One-sided Crossing Minimization

(Software authors: Camil Demetrescu and Irene Finocchi)

 

This web page is concerned with the experimental package used in the preparation of the paper [DF00].

The software is designed to run both under UNIX and in the algorithm animation system Leonardo IDE, currently available on Macintosh platform.
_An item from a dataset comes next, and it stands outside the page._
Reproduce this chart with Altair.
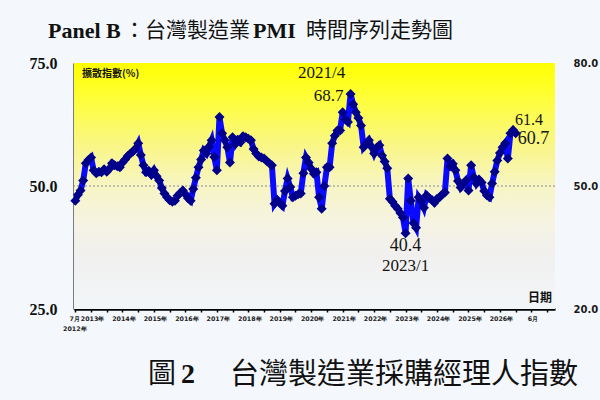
import altair as alt
import pandas as pd

# Monthly Taiwan manufacturing PMI, starting 2012/7
pmi = [
    47.0, 48.2, 49.1, 51.1, 54.6, 55.3, 55.8, 53.2, 52.6, 52.9, 52.8, 53.4,
    52.9, 53.5, 54.6, 54.2, 54.0, 53.8, 54.8, 55.4, 56.1, 56.6, 57.0, 57.6,
    58.7, 56.3, 54.2, 52.8, 53.1, 52.3, 53.2, 52.0, 51.1, 49.6, 48.5, 47.7,
    47.1, 46.8, 47.0, 48.0, 48.6, 49.1, 48.3, 47.5, 47.0, 49.4, 51.7, 53.8,
    55.4, 57.2, 56.6, 58.0, 59.3, 55.9, 53.2, 64.0, 60.7, 59.3, 57.9, 54.8,
    59.9, 58.5, 59.4, 58.9, 60.1, 59.9, 59.6, 59.3, 57.5, 56.6, 56.0, 55.8,
    55.6, 55.1, 54.6, 54.2, 46.4, 47.2, 46.6, 46.0, 49.0, 51.5, 49.8, 47.7,
    48.0, 48.3, 48.5, 52.6, 55.8, 54.8, 53.5, 52.5, 52.8, 47.7, 45.4, 50.0,
    53.8, 53.8, 58.7, 60.2, 61.3, 61.3, 65.0, 63.5, 63.0, 68.7, 66.6, 65.0,
    63.8, 62.3, 57.9, 58.6, 59.3, 58.0, 56.6, 57.8, 58.3, 56.2, 55.0, 53.6,
    47.4, 46.8, 46.0, 45.4, 44.5, 43.6, 40.4, 51.5, 47.0, 42.5, 41.5, 47.7,
    46.9, 45.6, 48.1, 47.5, 47.2, 46.6, 47.4, 47.7, 48.3, 48.7, 55.6, 54.0,
    54.5, 53.2, 51.0, 49.7, 50.4, 51.1, 49.1, 54.2, 51.8, 50.5, 51.3, 50.7,
    49.0, 48.1, 47.7, 50.5, 52.9, 55.2, 56.7, 57.9, 58.7, 55.6, 60.7, 61.4,
    60.7,
]

months = []
yy, mm = 2012, 7
for _ in pmi:
    months.append(f"{yy}/{mm}")
    mm += 1
    if mm > 12:
        mm, yy = 1, yy + 1

df = pd.DataFrame({"t": list(range(len(pmi))), "pmi": pmi, "month": months})

left_ticks = [25, 50, 75]
right_ticks = [20, 50, 80]
xtick_pos = list(range(0, 181, 6))
xlabel_pos = [0, 6, 18, 30, 42, 54, 66, 78, 90, 102, 114, 126, 138, 150, 162, 174]
xlabel_text = [["7月", "2012年"], "2013年", "2014年", "2015年", "2016年", "2017年",
               "2018年", "2019年", "2020年", "2021年", "2022年", "2023年", "2024年",
               "2025年", "2026年", "6月"]

expr = "''"
for p, lab in reversed(list(zip(xlabel_pos, xlabel_text))):
    if isinstance(lab, list):
        s = "[" + ",".join(f"'{x}'" for x in lab) + "]"
    else:
        s = f"'{lab}'"
    expr = f"datum.value == {p} ? {s} : ({expr})"

W, H = 481, 246
xs = alt.Scale(domain=[-0.5, 183], nice=False, zero=False)
ys = alt.Scale(domain=[25, 75], nice=False, zero=False)

x_axis = alt.Axis(values=xtick_pos, labelExpr=expr, title=None, grid=False,
                  domainColor="#000", domainWidth=2.5, tickColor="#000", tickWidth=1.5,
                  tickSize=3, labelFont="DejaVu Sans", labelFontSize=6.3, labelFontWeight="bold",
                  labelColor="#222", labelPadding=3, labelOverlap=False, labelFlush=False,
                  labelBound=False, labelLineHeight=10, labelBaseline="top",
                  labelOffset={"condition": {"test": "datum.value == 0", "value": -1},
                               "value": 1})
y_axis = alt.Axis(values=left_ticks, format=".1f", title=None, grid=False, ticks=False,
                  domainColor="#000", domainWidth=2, labelFont="Liberation Serif",
                  labelFontWeight="bold", labelFontSize=16, labelColor="#111", labelPadding=17)

X = alt.X("t:Q", scale=xs, axis=x_axis)
Y = alt.Y("pmi:Q", scale=ys, axis=y_axis)

grad = alt.Gradient(
    gradient="linear", x1=0, x2=0, y1=0, y2=1,
    stops=[
        alt.GradientStop(color="#FFFF00", offset=0.0),
        alt.GradientStop(color="#FFFF30", offset=0.12),
        alt.GradientStop(color="#F9F68C", offset=0.35),
        alt.GradientStop(color="#F7F5C4", offset=0.5),
        alt.GradientStop(color="#F5F3E2", offset=0.65),
        alt.GradientStop(color="#F1F0EF", offset=0.78),
        alt.GradientStop(color="#F2F5F8", offset=1.0),
    ],
)

one = alt.Data(values=[{}])

bg = alt.Chart(one).mark_rect(color=grad).encode(
    x=alt.value(0), x2=alt.value(W), y=alt.value(0), y2=alt.value(H))

rule50 = alt.Chart(one).mark_rule(color="#888", strokeDash=[2, 2], strokeWidth=1).encode(
    y=alt.datum(50, scale=ys))

base = alt.Chart(df)
line = base.mark_line(color="#0A0AFF", strokeWidth=6).encode(x=X, y=Y)
pts = base.mark_point(shape="diamond", filled=True, size=100, color="#00008B",
                      opacity=1).encode(x=X, y=Y)

peak = pmi.index(max(pmi))
trough = pmi.index(min(pmi))
last = len(pmi) - 1

def ann(idx, field, dx, dy, size=17, align="center", fmt=None):
    txt = alt.Text(f"{field}:Q", format=fmt) if fmt else alt.Text(f"{field}:N")
    return base.transform_filter(alt.datum.t == idx).mark_text(
        font="Liberation Serif", fontSize=size, color="#151515", align=align,
        baseline="middle", dx=dx, dy=dy).encode(x=X, y=Y, text=txt)

anns = [
    ann(peak, "month", -29, -21),
    ann(peak, "pmi", -22, 2, fmt=".1f"),
    ann(trough, "pmi", 0, 13, size=18, fmt=".1f"),
    ann(trough, "month", 0, 33),
    ann(last - 1, "pmi", 2, -10, size=16, align="left", fmt=".1f"),
    ann(last, "pmi", 2, 6, size=18, align="left", fmt=".1f"),
]

def txt(s, x, y, font, size, weight="normal", align="left"):
    return alt.Chart(one).mark_text(text=s, font=font, fontSize=size, fontWeight=weight,
                                    align=align, baseline="middle", color="#111").encode(
        x=alt.value(x), y=alt.value(y))

CJK = "Noto Sans CJK TC"
SER = "Liberation Serif"
texts = [
    txt("Panel B", -26, -32, SER, 22, "bold"),
    txt("：台灣製造業", 50, -32, CJK, 21),
    txt("PMI", 179, -32, SER, 22, "bold"),
    txt("時間序列走勢圖", 232, -32, CJK, 21),
    txt("圖", 74, 312, CJK, 28),
    txt("2", 107, 312, SER, 28, "bold"),
    txt("台灣製造業採購經理人指數", 156, 312, CJK, 29),
    txt("擴散指數(%)", 8, 11, CJK, 10, "bold"),
    txt("日期", 478, 235, CJK, 12, "bold", align="right"),
]

main = alt.layer(bg, rule50, line, pts, *anns, *texts)

right = alt.Chart(pd.DataFrame({"r": right_ticks})).mark_point(opacity=0).encode(
    y=alt.Y("r:Q", scale=alt.Scale(domain=[20, 80], nice=False, zero=False),
            axis=alt.Axis(orient="right", values=right_ticks, format=".1f", title=None,
                          grid=False, ticks=False, domain=False, labelFont="DejaVu Sans",
                          labelFontSize=10, labelFontWeight="bold", labelColor="#1a1a1a",
                          labelPadding=18)))

chart = alt.layer(main, right).resolve_scale(y="independent").properties(
    width=W, height=H, autosize="none",
    padding={"left": 74, "top": 63, "right": 45, "bottom": 91},
    background="#F4F8FC",
).configure_view(stroke=None)

chart.save("out.html", embed_options={"renderer": "svg", "actions": False})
In Leonardo you can enjoy the visualizations of the implemented algorithms and test their behavior on instances created by means of a user-friendly graph editor.

Download packages:

  • cplib-1.0 is a preliminary version of the package used in the preparation of the extended abstract appeared in ALENEX'00. [Download cplib-1.0]
  • cplib-2.0 is the new version of the package used in the preparation of the paper [DF00]. [Download cplib-2.0]


The algorithms implemented in the packages aim at solving the one-sided crossing minimization problem (in short, CP):

Given a bipartite graph G and a permutation x0 of the vertices on a layer, find a permutation x1 of the vertices on the other layer which minimizes the number of edge crossings in any straightline drawing of G where vertices are placed on two parallel lines and sorted according to x0 and x1.

Solving this problem represents a fundamental step in the construction of aesthetically pleasing layouts of hierarchies and directed graphs according to the approach described in [STT81]. CP has been proved to be NP-complete in[EW94].

cplib-2.0 includes C implementations both of well-known heuristics for CP (barycenter [STT81], stochastic [D94], median [EW94], greedy [YS99], sifting [MSM99]), and of a new algorithm (pm) based on the computation of feedback arc sets.

The execution of any algorithm, as well as its visualizations, can be selectively turned on/off during the experiments.

Two kinds of visualizations are provided, i.e., bipartite drawings and structure plots:




Roughly speaking, a structure plot can be considered as an adjacency matrix of a bipartite graph with rows and colums sorted according to x1 and x0, respectively. The correspondence between crossings in a bipartite drawing and "crossings" in a structure plot is pointed out in [DF00].

The package also includes:

  • The implementation of two random generators able to create bipartite graphs either according to a desired edge density or with limited maximum degree. Both generators use as a subroutine the rand() pseudo-random source of numbers provided by the ANSI C standard library.
  • The real test sets used in the experiments described in [DF00]. Such test sets have been either extracted from digitized images - as proposed by Knuth in the Standford Graph Base - or retrieved from Matrix Market, a visual repository of test data for use in comparative studies of algorithms provided by the US National Institute of Standards and Technology (NIST).

To test the effectiveness of the aforementioned algorithms for CP in a more general context, we also implemented a simple parameterized version of the hierarchical approach [STT81] which can use any of them as a subroutine. In particular, in such a basic implementation we remove cycles from the input digraph with a depth-first visit, we layer vertices by means of a topological sort (possibly adding dummy vertices) and we follow a single-pass layer-by-layer sweep method to minimize edge crossings.

References

[DF00] C.Demetrescu, I.Finocchi, Removing Cycles for Minimizing Crossings, Manuscript, July 2000. A preliminary version appeared in ALENEX'00.

[STT81] K. Sugiyama, S. Tagawa, and M. Toda. Methods for visual understanding of hierarchical system structures. IEEE Trans. Syst. Man Cybern., 11(2):109--125, 1981.

[D94] S. Dresbach. A new heuristic layout algorithm for dags. In U. Derigs and A. Drexl, editors, Operations Research Proceedings, pages 121--126, 1994.

[EW94] P. Eades and N.C. Wormald. Edge crossings in drawings of bipartite graphs. Algorithmica, 11:379--403, 1994.

[YS99] A. Yamaguchi and A. Sugimoto. An approximation algorithm for the two-layered graph drawing problem. In Proc. 5th Annual Int. Conference on Computing and Combinatorics (COCOON'99), pages 81--91, 1999.

[MSM99] C. Matuszewski, R. Schonfeld, and P. Molitor. Using sifting for k-layer straightline crossing minimization. In Proc. 7th International Symposium on Graph Drawing (GD'99), LNCS 1731, pages 217--224, 1999.